Netherlands PM uses Britain's Brexit 'chaos' as cautionary tale

Mark Rutte
Mark Rutte said his country was a ‘fragile vase’ that can easily break. Photograph: Anadolu Agency/Getty Images

The Dutch prime minister, Mark Rutte, has written an open letter to the people of the Netherlands holding up Britain’s Brexit “chaos” as a cautionary example of what can go wrong when a nation fails to pull together for the common good.

In a full-page advert in the Algemeen Dagblad, Rutte said he saw the Netherlands, “a country that isn’t perfect but where we do make progress”, as a “precious possession” that belonged to everyone but “was brittle … and can easily break”.

He compared the country to “a fragile vase” held by its 17 million “ordinary and exceptional” citizens who “do not only want a good life for themselves and those around them, but also want to contribute to the happiness of others”.

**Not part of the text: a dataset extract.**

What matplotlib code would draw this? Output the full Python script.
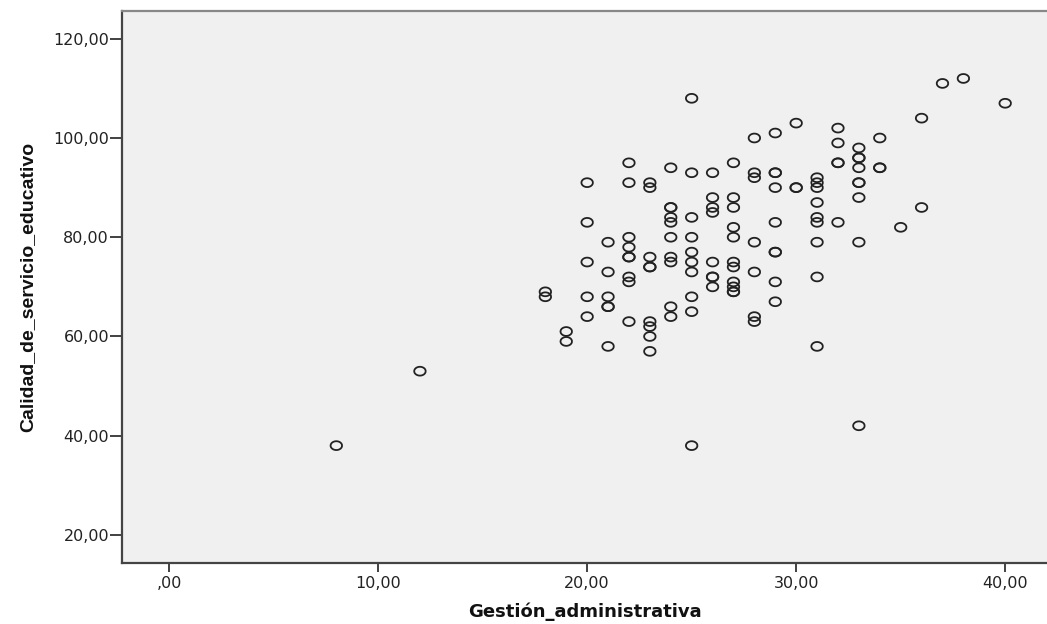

Making sure the vase stays in one piece often requires “compromises … in which difficult problems are solved in a sensible way,” he said: “I almost never get my way. I water down my demands because I have a responsibility to keep that vase intact.”

People who refuse to compromise and work together are “gripping the vase so tightly that it breaks”, Rutte, who has been prime minister since 2010, continued. There were examples of societies that have collectively “dropped the vase”, he said.

“Look at Britain. There, the country’s politicians and people have forgotten what they have achieved together. And now they are caught up in chaos,” Rutte wrote.

The Hague was Theresa May’s first stop on her unsuccessful whistle-stop tour last week aimed at winning concessions – or at least assurances – from EU leaders that would allow her to get her Brexit deal past a mutinous House of Commons.

The Netherlands, a major trading partner and longstanding EU ally of the UK, has been watching the confusion surrounding Brexit with increasing concern. Analysts have calculated a no-deal Brexit would knock 4.25% off Dutch GDP.

Rutte was one of several EU leaders to publicly defend May’s dogged perseverance to get her deal through parliament at last week’s Brussels summit, saying she was “an able leader” for whose “tenacity and resilience … I have the highest admiration”.

Nonetheless, he added in his comments in English, the bloc could not and would not renegotiate: “The deal is there because of the red lines the UK itself drew. So this is the only deal possible, the best deal for both the UK and the EU given those red lines.”

In his summit remarks to Dutch reporters, however, Rutte warned against any Dutch attempt to leave the EU. “If anyone in the Netherlands thinks Nexit is a good idea,” he said, “just look at England and see the enormous damage it does.”

In his letter on Monday, he compared those stirring up division in the Netherlands to “screaming sideline football dads”. There were plenty in politics, he said, “shouting stuff into microphones because they know there will never be a majority for it, so they need never be responsible for the consequences”.

Rutte’s letter comes four months before provincial elections that will determine the composition of the senate. His fragile coalition government has a majority of just one seat in the upper house which it is widely forecast to lose, forcing it to seek support from opposition parties to pass legislation.